The NGC is a database of clinical guidelines maintained by the Agency for Healthcare Research and Quality (AHRQ) of the U.S. Department of Health and Human Services (DHHS). Accepted guidelines from across the health care spectrum housed in the NGC must meet rigorous, evidence-based standards. Once a final abstract is prepared and reviewed by the NGC, the AOA’s Evidence-Based Clinical Practice Guideline: Comprehensive Pediatric Eye and Vision Examination will be posted.  I am incredibly proud of this third AOA CPG developed by the AOA Evidence-based Optometry (EBO) Committee over the past six years. Dr. Andrea Thau, AOA President, is quoted as stating “This is fantastic news and a reflection of the outstanding work of the entire EBO team of volunteers and staff.”  The guideline reflects a systematic review and rigorous assessment by the EBO Committee, along with additional experts including other doctors of optometry, a pediatrician, a social worker, and parent advocate.

National recognition through posting to the clearinghouse means the guideline for pediatric eye and vision care has met stringent NGC standards.  It also represents a critical advocacy effort on behalf of the profession and patients that we serve. Fundamental to the doctor-patient relationship is the use of high quality evidence in making clinical care decisions including understanding the pros and cons (i.e., risks and benefits) of all treatment options available based on the relevant clinical situation at hand.  Evidence plays a key role in patient engagement which is a key driver of high quality care and desired outcomes.  It took the AOA EBO several years to develop and implement our process; it is highlighted within each CPG for transparency.  This, along with our continual review and process improvement as part of our Committee feedback loop, reflects best practices in evidence-based clinical care for doctors of optometry and other AOA committees to reference.  And, this also contributed to us achieving NGC recognition in record time.  A huge shout out to the entire AOA EBO Committee and staff who are tireiess advocates for EBO!

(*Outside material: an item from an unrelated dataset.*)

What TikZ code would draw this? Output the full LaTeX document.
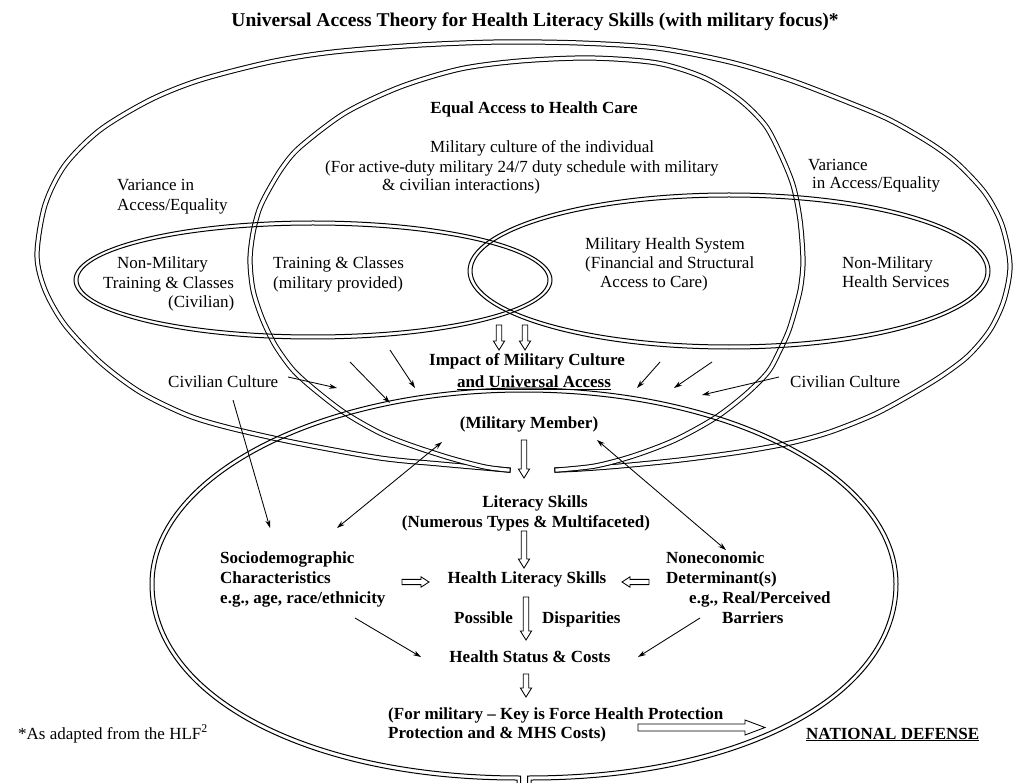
\documentclass[tikz,border=0pt]{standalone}
\usepackage{fontspec}
\setmainfont{Liberation Serif}
\usetikzlibrary{arrows.meta}

% hollow block arrows: down (x, y tail, y tip), right/left (x tail, x tip, y)
\newcommand\blkdown[3]{%
  \draw[blockarrow] (#1-2.8,#2) -- (#1+2.8,#2) -- (#1+2.8,#3-9) -- (#1+5.6,#3-9)
    -- (#1,#3) -- (#1-5.6,#3-9) -- (#1-2.8,#3-9) -- cycle;}
\newcommand\blkright[3]{%
  \draw[blockarrow] (#1,#3-2.6) -- (#2-8,#3-2.6) -- (#2-8,#3-5.2) -- (#2,#3)
    -- (#2-8,#3+5.2) -- (#2-8,#3+2.6) -- (#1,#3+2.6) -- cycle;}
\newcommand\blkleft[3]{%
  \draw[blockarrow] (#1,#3-2.6) -- (#2+8,#3-2.6) -- (#2+8,#3-5.2) -- (#2,#3)
    -- (#2+8,#3+5.2) -- (#2+8,#3+2.6) -- (#1,#3+2.6) -- cycle;}

\begin{document}
\begin{tikzpicture}[x=1pt,y=-1pt,
  rm/.style={font=\fontsize{17}{19}\selectfont, inner sep=0pt},
  bf/.style={font=\fontsize{17}{19}\selectfont\bfseries, inner sep=0pt},
  band/.style={double=white, line width=1pt, double distance=3.2pt, line cap=rect, line join=round},
  ring/.style={line width=1pt},
  link/.style={line width=0.85pt, -{Stealth[length=8pt,width=5pt]}},
  link2/.style={line width=0.85pt, {Stealth[length=8pt,width=5pt]}-{Stealth[length=8pt,width=5pt]}},
  blockarrow/.style={line width=0.85pt, fill=white, line join=miter}
]
\useasboundingbox[fill=white] (0,0) rectangle (1014,783);

% ---------- outer funnel: variance in access / equality ----------
\draw[band] plot[smooth, tension=0.5] coordinates {
 (508,470) (485,468) (440,464) (380,458) (297,443) (230,428) (187,415) (140,392)
 (100,362) (65,325) (45,290) (37,255) (45,205) (65,165) (100,130) (150,100)
 (200,80) (270,62) (333,52) (420,45) (500,42) (580,43) (657,48) (730,62)
 (790,80) (850,103) (890,120) (930,143) (957,163) (985,193) (1002,225) (1010,265)
 (1004,300) (990,330) (968,356) (940,377) (905,398) (873,415) (830,432) (790,443)
 (740,452) (680,460) (620,466) (580,469) (557,470)};

% ---------- middle funnel: equal access to health care ----------
\draw[band] plot[smooth, tension=0.5] coordinates {
 (508,470) (485,467) (450,458) (410,445) (380,433) (345,413) (315,390) (293,370)
 (275,345) (262,318) (253,290) (250,260) (253,233) (259,210) (267,193) (282,168)
 (300,147) (345,113) (400,87) (460,69) (520,61) (590,58) (657,63) (705,78)
 (740,100) (765,125) (780,153) (793,185) (800,220) (803,260) (801,285) (797,303)
 (789,330) (780,350) (768,372) (745,395) (715,418) (675,440) (633,456) (595,466)
 (557,470)};

% ---------- training ellipse and health-services ellipse ----------
\draw[ring] (313,280) ellipse [x radius=239, y radius=59];
\draw[ring] (313,280) ellipse [x radius=235, y radius=55];
\draw[ring] (729,271) ellipse [x radius=261, y radius=78];
\draw[ring] (729,271) ellipse [x radius=257, y radius=74];

% ---------- military member oval (flatter below), open at the bottom ----------
\draw[ring] (531,790) -- (531,780)
  .. controls (741,780) and (898,697.7) .. (898,584)
  .. controls (898,475.7) and (730.6,388) .. (524,388)
  .. controls (317.4,388) and (150,475.7) .. (150,584)
  .. controls (150,697.7) and (307,780) .. (517,780) -- (517,790);
\draw[ring] (527.5,790) -- (527.5,776)
  .. controls (738.6,776) and (894,695.4) .. (894,584)
  .. controls (894,478) and (728.4,392) .. (524,392)
  .. controls (319.6,392) and (154,478) .. (154,584)
  .. controls (154,695.4) and (309.4,776) .. (520.5,776) -- (520.5,790);

% ---------- texts ----------
\node[bf, anchor=base, font=\fontsize{19.5}{21}\selectfont\bfseries] (title) at (535,27)
  {Universal Access Theory for Health Literacy Skills (with military focus)*};
\node[bf, anchor=base] (eq) at (534,113.5) {Equal Access to Health Care};
\node[rm, anchor=base west] (mc1) at (430,152.5) {Military culture of the individual};
\node[rm, anchor=base west] (mc2) at (325,172.5) {(For active-duty military 24/7 duty schedule with military};
\node[rm, anchor=base west] (mc3) at (382,190.5) {\& civilian interactions)};

\node[rm, anchor=base west] (varL1) at (117,190.5) {Variance in};
\node[rm, anchor=base west] (varL2) at (117,210.5) {Access/Equality};
\node[rm, anchor=base west] (varR1) at (808,170.5) {Variance};
\node[rm, anchor=base west] (varR2) at (812,188.5) {in Access/Equality};

\node[rm, anchor=base west] (nmL1) at (117,268.5) {Non-Military};
\node[rm, anchor=base west] (nmL2) at (103,288.5) {Training \& Classes};
\node[rm, anchor=base west] (nmL3) at (168,307.5) {(Civilian)};
\node[rm, anchor=base west] (tc1) at (273,268.5) {Training \& Classes};
\node[rm, anchor=base west] (tc2) at (273,288.5) {(military provided)};
\node[rm, anchor=base west] (mhs1) at (585,249.5) {Military Health System};
\node[rm, anchor=base west] (mhs2) at (585,268.5) {(Financial and Structural};
\node[rm, anchor=base west] (mhs3) at (600,287.5) {Access to Care)};
\node[rm, anchor=base west] (nmR1) at (842,268.5) {Non-Military};
\node[rm, anchor=base west] (nmR2) at (842,288) {Health Services};

\node[bf, anchor=base] (impact) at (527,365.5) {Impact of Military Culture};
\node[bf, anchor=base] (univ) at (534,387.5) {\underline{and Universal Access}};
\node[rm, anchor=base west] (civL) at (168,387.5) {Civilian Culture};
\node[rm, anchor=base west] (civR) at (790,387.5) {Civilian Culture};
\node[bf, anchor=base] (mm) at (529,428) {(Military Member)};

\node[bf, anchor=base] (lit) at (535,507.5) {Literacy Skills};
\node[bf, anchor=base] (num) at (526,527.5) {(Numerous Types \& Multifaceted)};
\node[bf, anchor=base west] (socio) at (220,563.5) {Sociodemographic};
\node[bf, anchor=base west] (chars) at (220,583.5) {Characteristics};
\node[bf, anchor=base west] (egL) at (220,603.5) {e.g., age, race/ethnicity};
\node[bf, anchor=base] (hls) at (527,583.5) {Health Literacy Skills};
\node[bf, anchor=base west] (nonec) at (666,563.5) {Noneconomic};
\node[bf, anchor=base west] (det) at (666,583.5) {Determinant(s)};
\node[bf, anchor=base west] (egR) at (689,603.5) {e.g., Real/Perceived};
\node[bf, anchor=base west] (barr) at (722,623.5) {Barriers};
\node[bf, anchor=base east] (poss) at (513,623.5) {Possible};
\node[bf, anchor=base west] (disp) at (542,623.5) {Disparities};
\node[bf, anchor=base] (hs) at (530,662.5) {Health Status \& Costs};
\node[bf, anchor=base west] (fm1) at (388,719.5) {(For military – Key is Force Health Protection};
\node[bf, anchor=base west] (fm2) at (388,738.5) {Protection and \& MHS Costs)};
\node[bf, anchor=base west] (nd) at (806,739) {\underline{NATIONAL DEFENSE}};
\node[rm, anchor=base west] (foot) at (18,739) {*As adapted from the HLF\textsuperscript{2}};

% ---------- hollow block arrows ----------
\blkdown{499}{325}{350}
\blkdown{525}{325}{350}
\blkdown{524}{440}{478}
\blkdown{524}{531}{568}
\blkdown{526}{597}{640}
\blkdown{526}{674}{697}
\blkright{402}{429}{582}
\blkleft{649}{622}{582}
\draw[blockarrow] (638,724) -- (745,724) -- (745,720) -- (765,727.5) -- (745,735)
  -- (745,731) -- (638,731) -- cycle;

% ---------- thin connectors ----------
\coordinate (cL1) at (288,377);  \coordinate (cL1e) at (337,388);
\coordinate (cL2) at (233,400);  \coordinate (cL2e) at (270,528);
\coordinate (aA) at (350,362);   \coordinate (aAe) at (390,403);
\coordinate (aB) at (390,350);   \coordinate (aBe) at (415,388);
\coordinate (aC) at (660,362);   \coordinate (aCe) at (637,388);
\coordinate (aD) at (712,362);   \coordinate (aDe) at (674,388);
\coordinate (cR1) at (779,377);  \coordinate (cR1e) at (702,395);
\coordinate (sM) at (337,528);   \coordinate (sMe) at (442,442);
\coordinate (nM) at (726,550);   \coordinate (nMe) at (597,440);
\coordinate (eH) at (355,618);   \coordinate (eHe) at (421,657);
\coordinate (bH) at (700,618);   \coordinate (bHe) at (638,657);

\draw[link] (cL1) -- (cL1e);
\draw[link] (cL2) -- (cL2e);
\draw[link] (aA) -- (aAe);
\draw[link] (aB) -- (aBe);
\draw[link] (aC) -- (aCe);
\draw[link] (aD) -- (aDe);
\draw[link] (cR1) -- (cR1e);
\draw[link2] (sM) -- (sMe);
\draw[link2] (nM) -- (nMe);
\draw[link] (eH) -- (eHe);
\draw[link] (bH) -- (bHe);
\end{tikzpicture}
\end{document}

As I have mentioned before, the CPG is a necessary high-quality resource and readily available tool for supporting quality patient care.  Approved by the AOA Board of Trustees, and following an intensive process developed by the AOA EBO Team, this guideline offers something for everyone:  evidence for doctors’ clinical decision making; recommendations related to developmental factors and preventing vision loss; and important actions that parents, health care providers, public health leaders, professionals, and other stakeholders can take to ensure children receive optimal care for a lifetime of good health.  It’s been a true labor of love to have been there from early on and developing our AOA EBO processes, and since then seeing our team grow and also authoring three AOA CPGs, all accepted by the NGC.  I love putting my knowledge of health services research and skills in health advocacy to use, by directly contributing to our nation’s understanding of high quality eye and vision care while advancing the role that doctors of optometry have in leading the nation to improved health.  This is incredibly important professional advocacy and leadership to the profession and to communities that need our care.  The good news is that we can ALL advocate together – with your help in dissemination and integration of the information continued in these AOA guidelines, everyone advocates in this critical area – spread the word in your practice, community, and networks that quality evidence in eye care matters to the overall health of us all, no matter what age!